■ Stated task: Retype every line from the start of the entries below down to the line with "sort=False, ax=ax, legend=False, zorder=3)", both ends included; skip the pictures.

■ Records provided:

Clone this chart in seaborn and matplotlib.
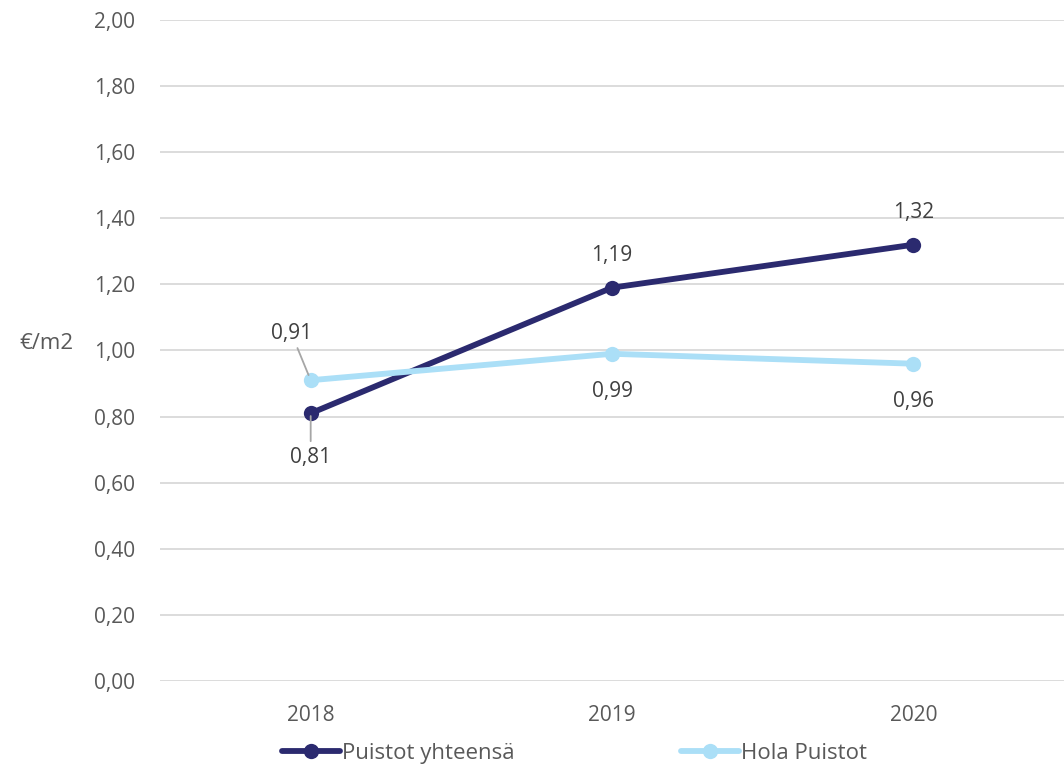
import pandas as pd
import seaborn as sns
import matplotlib.pyplot as plt

years = ["2018", "2019", "2020"]
puistot_yht = [0.81, 1.19, 1.32]
hola_puistot = [0.91, 0.99, 0.96]
series_names = ["Puistot yhteensä", "Hola Puistot"]
y_ticks = [0.0, 0.2, 0.4, 0.6, 0.8, 1.0, 1.2, 1.4, 1.6, 1.8, 2.0]

df = pd.DataFrame({
    "year": years * 2,
    "value": puistot_yht + hola_puistot,
    "series": [series_names[0]] * 3 + [series_names[1]] * 3,
})

sns.set_style("white")
plt.rcParams["font.family"] = ["Open Sans", "DejaVu Sans"]
text_col = "#595959"
colors = {series_names[0]: "#2B2A6F", series_names[1]: "#ABDFF7"}

fig = plt.figure(figsize=(10.64, 7.68), dpi=100)
ax = fig.add_axes([0.1504, 0.1133, 0.8496, 0.8607])

sns.lineplot(data=df, x="year", y="value", hue="series", palette=colors,
             marker="o", markersize=11, markeredgewidth=0, linewidth=4.2,
             sort=False, ax=ax, legend=False, zorder=3)

ax.set_xlim(-0.5, 2.5)
ax.set_ylim(0, 2.0)
ax.set_yticks(y_ticks)
ax.set_yticklabels([f"{v:.2f}".replace(".", ",") for v in y_ticks])
ax.grid(axis="y", color="#D9D9D9", linewidth=1.3)
ax.grid(axis="x", visible=False)
for s in ax.spines.values():
    s.set_visible(False)
ax.tick_params(axis="both", length=0, labelsize=15, colors=text_col)
ax.tick_params(axis="x", pad=17)
ax.tick_params(axis="y", pad=18)
ax.set_xlabel("")
ax.set_ylabel("€/m2", rotation=0, fontsize=16, color=text_col)
ax.yaxis.set_label_coords(-0.126, 0.495)

def fmt(v):
    return f"{v:.2f}".replace(".", ",")

# data labels (first point has leader lines)
lab_kw = dict(fontsize=15, color="#404040", ha="center", va="center")
ax.annotate(fmt(puistot_yht[0]), xy=(0, puistot_yht[0]), xytext=(0, -32),
            textcoords="offset points", **lab_kw,
            arrowprops=dict(arrowstyle="-", color="#A6A6A6", lw=1.3, shrinkA=2, shrinkB=2))
ax.annotate(fmt(hola_puistot[0]), xy=(0, hola_puistot[0]), xytext=(-14, 34),
            textcoords="offset points", **lab_kw,
            arrowprops=dict(arrowstyle="-", color="#A6A6A6", lw=1.3, shrinkA=1, shrinkB=4))
for i in (1, 2):
    ax.annotate(fmt(puistot_yht[i]), xy=(i, puistot_yht[i]), xytext=(0, 23),
                textcoords="offset points", **lab_kw)
    ax.annotate(fmt(hola_puistot[i]), xy=(i, hola_puistot[i]), xytext=(0, -27),
                textcoords="offset points", **lab_kw)

# legend
handles = [plt.Line2D([], [], color=colors[n], lw=4.2, marker="o", markersize=11,
                      markeredgewidth=0) for n in series_names]
leg = fig.legend(handles, series_names, loc="lower center", ncol=2,
                 bbox_to_anchor=(0.54, -0.021), frameon=False, fontsize=16,
                 handlelength=2.6, handletextpad=0.1, columnspacing=7.5)
for t in leg.get_texts():
    t.set_color(text_col)

plt.savefig("out.png", dpi=100)
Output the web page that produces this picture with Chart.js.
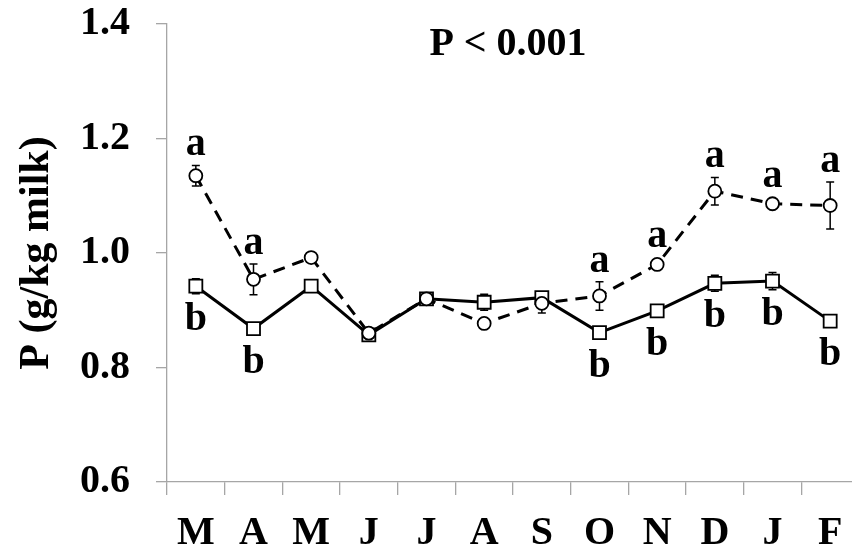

■ Solution:
Clone this chart in seaborn and matplotlib.
import pandas as pd
import seaborn as sns
import matplotlib.pyplot as plt

years = ["2018", "2019", "2020"]
puistot_yht = [0.81, 1.19, 1.32]
hola_puistot = [0.91, 0.99, 0.96]
series_names = ["Puistot yhteensä", "Hola Puistot"]
y_ticks = [0.0, 0.2, 0.4, 0.6, 0.8, 1.0, 1.2, 1.4, 1.6, 1.8, 2.0]

df = pd.DataFrame({
    "year": years * 2,
    "value": puistot_yht + hola_puistot,
    "series": [series_names[0]] * 3 + [series_names[1]] * 3,
})

sns.set_style("white")
plt.rcParams["font.family"] = ["Open Sans", "DejaVu Sans"]
text_col = "#595959"
colors = {series_names[0]: "#2B2A6F", series_names[1]: "#ABDFF7"}

fig = plt.figure(figsize=(10.64, 7.68), dpi=100)
ax = fig.add_axes([0.1504, 0.1133, 0.8496, 0.8607])

sns.lineplot(data=df, x="year", y="value", hue="series", palette=colors,
             marker="o", markersize=11, markeredgewidth=0, linewidth=4.2,
             sort=False, ax=ax, legend=False, zorder=3)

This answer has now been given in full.